• WHAT YOU SHOULD DO
Copy the first line of the material below and every later line through the line containing "var concCols = [4.18, 5.44, 6.6, 7.85, 9.08];", without any other output.

• DATA LINES

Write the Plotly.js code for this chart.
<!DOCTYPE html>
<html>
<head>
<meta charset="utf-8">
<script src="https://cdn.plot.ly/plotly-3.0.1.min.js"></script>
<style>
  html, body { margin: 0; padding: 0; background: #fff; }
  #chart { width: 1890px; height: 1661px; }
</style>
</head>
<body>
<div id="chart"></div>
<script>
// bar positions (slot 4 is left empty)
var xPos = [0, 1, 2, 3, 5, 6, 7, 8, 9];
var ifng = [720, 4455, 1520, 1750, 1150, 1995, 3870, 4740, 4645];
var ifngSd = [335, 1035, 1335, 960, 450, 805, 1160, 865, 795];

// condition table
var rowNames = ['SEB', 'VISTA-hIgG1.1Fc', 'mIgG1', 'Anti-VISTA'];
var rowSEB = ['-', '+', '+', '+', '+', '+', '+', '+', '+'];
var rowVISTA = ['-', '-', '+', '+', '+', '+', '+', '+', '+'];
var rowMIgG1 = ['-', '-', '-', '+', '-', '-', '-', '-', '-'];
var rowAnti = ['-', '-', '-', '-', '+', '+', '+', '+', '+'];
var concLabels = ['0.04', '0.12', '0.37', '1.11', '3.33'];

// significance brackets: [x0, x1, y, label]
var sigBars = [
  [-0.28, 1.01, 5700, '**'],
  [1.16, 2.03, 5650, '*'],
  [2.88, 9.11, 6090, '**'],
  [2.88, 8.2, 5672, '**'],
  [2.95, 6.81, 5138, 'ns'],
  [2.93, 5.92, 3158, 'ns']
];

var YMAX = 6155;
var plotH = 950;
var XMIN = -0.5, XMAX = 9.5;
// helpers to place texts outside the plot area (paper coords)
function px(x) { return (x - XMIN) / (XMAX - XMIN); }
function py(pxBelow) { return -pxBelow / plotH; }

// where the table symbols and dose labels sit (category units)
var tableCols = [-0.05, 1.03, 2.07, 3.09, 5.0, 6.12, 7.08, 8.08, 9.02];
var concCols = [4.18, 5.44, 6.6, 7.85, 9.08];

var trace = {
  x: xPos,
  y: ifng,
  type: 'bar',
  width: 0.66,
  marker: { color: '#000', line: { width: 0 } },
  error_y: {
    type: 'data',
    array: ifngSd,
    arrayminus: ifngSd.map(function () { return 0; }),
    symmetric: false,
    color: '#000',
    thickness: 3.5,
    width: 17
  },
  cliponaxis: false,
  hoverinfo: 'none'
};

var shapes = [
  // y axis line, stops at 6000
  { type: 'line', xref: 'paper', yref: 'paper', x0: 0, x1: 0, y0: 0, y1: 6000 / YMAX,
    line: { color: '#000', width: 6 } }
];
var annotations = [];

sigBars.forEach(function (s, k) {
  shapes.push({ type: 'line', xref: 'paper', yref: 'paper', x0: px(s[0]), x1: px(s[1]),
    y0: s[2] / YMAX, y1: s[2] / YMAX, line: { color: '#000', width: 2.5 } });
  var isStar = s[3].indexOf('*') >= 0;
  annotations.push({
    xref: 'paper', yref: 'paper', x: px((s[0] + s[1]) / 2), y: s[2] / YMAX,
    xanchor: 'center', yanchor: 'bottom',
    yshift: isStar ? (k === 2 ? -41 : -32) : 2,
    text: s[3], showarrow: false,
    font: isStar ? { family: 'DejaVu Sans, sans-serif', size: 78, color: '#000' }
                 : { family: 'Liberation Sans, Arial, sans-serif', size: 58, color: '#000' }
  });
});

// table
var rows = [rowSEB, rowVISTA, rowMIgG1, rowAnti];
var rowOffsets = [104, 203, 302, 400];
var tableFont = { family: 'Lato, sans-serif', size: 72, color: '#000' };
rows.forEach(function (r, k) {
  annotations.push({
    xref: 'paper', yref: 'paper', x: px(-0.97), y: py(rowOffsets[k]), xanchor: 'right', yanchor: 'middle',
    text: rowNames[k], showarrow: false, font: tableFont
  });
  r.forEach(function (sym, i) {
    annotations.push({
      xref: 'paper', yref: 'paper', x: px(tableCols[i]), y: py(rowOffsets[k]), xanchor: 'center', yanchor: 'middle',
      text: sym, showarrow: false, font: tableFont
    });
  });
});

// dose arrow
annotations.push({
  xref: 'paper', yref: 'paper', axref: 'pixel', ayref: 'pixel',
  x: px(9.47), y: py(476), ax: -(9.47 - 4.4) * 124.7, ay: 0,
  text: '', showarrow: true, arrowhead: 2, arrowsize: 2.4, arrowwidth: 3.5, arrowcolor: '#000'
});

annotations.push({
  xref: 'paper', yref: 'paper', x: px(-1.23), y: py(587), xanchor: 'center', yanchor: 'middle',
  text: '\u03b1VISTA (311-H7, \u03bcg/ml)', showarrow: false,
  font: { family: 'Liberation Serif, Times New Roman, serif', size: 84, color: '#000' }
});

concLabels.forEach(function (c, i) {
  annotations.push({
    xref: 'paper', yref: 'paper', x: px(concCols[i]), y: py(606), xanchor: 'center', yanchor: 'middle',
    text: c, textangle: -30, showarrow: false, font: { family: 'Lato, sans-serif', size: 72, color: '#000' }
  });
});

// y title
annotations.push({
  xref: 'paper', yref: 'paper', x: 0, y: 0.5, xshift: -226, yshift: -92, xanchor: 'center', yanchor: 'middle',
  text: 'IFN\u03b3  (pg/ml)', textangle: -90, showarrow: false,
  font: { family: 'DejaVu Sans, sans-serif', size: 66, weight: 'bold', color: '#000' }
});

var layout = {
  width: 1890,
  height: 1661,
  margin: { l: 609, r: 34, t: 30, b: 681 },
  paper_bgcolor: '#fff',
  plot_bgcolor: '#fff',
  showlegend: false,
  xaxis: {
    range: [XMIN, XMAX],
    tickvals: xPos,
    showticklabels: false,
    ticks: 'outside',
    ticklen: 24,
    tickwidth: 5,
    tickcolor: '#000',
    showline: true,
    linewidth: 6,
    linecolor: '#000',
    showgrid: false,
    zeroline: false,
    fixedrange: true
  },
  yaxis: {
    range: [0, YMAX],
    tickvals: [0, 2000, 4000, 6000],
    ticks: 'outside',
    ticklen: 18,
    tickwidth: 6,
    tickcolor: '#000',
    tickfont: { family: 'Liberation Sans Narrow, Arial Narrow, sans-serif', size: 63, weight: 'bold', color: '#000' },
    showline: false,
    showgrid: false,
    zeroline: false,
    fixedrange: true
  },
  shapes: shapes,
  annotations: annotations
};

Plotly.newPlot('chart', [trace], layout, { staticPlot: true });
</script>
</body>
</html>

• SOLUTION FOR THIS PROBLEM
Write the Plotly.js code for this chart.
<!DOCTYPE html>
<html>
<head>
<meta charset="utf-8">
<script src="https://cdn.plot.ly/plotly-3.0.1.min.js"></script>
<style>
  html, body { margin: 0; padding: 0; background: #fff; }
  #chart { width: 1890px; height: 1661px; }
</style>
</head>
<body>
<div id="chart"></div>
<script>
// bar positions (slot 4 is left empty)
var xPos = [0, 1, 2, 3, 5, 6, 7, 8, 9];
var ifng = [720, 4455, 1520, 1750, 1150, 1995, 3870, 4740, 4645];
var ifngSd = [335, 1035, 1335, 960, 450, 805, 1160, 865, 795];

// condition table
var rowNames = ['SEB', 'VISTA-hIgG1.1Fc', 'mIgG1', 'Anti-VISTA'];
var rowSEB = ['-', '+', '+', '+', '+', '+', '+', '+', '+'];
var rowVISTA = ['-', '-', '+', '+', '+', '+', '+', '+', '+'];
var rowMIgG1 = ['-', '-', '-', '+', '-', '-', '-', '-', '-'];
var rowAnti = ['-', '-', '-', '-', '+', '+', '+', '+', '+'];
var concLabels = ['0.04', '0.12', '0.37', '1.11', '3.33'];

// significance brackets: [x0, x1, y, label]
var sigBars = [
  [-0.28, 1.01, 5700, '**'],
  [1.16, 2.03, 5650, '*'],
  [2.88, 9.11, 6090, '**'],
  [2.88, 8.2, 5672, '**'],
  [2.95, 6.81, 5138, 'ns'],
  [2.93, 5.92, 3158, 'ns']
];

var YMAX = 6155;
var plotH = 950;
var XMIN = -0.5, XMAX = 9.5;
// helpers to place texts outside the plot area (paper coords)
function px(x) { return (x - XMIN) / (XMAX - XMIN); }
function py(pxBelow) { return -pxBelow / plotH; }

// where the table symbols and dose labels sit (category units)
var tableCols = [-0.05, 1.03, 2.07, 3.09, 5.0, 6.12, 7.08, 8.08, 9.02];
var concCols = [4.18, 5.44, 6.6, 7.85, 9.08];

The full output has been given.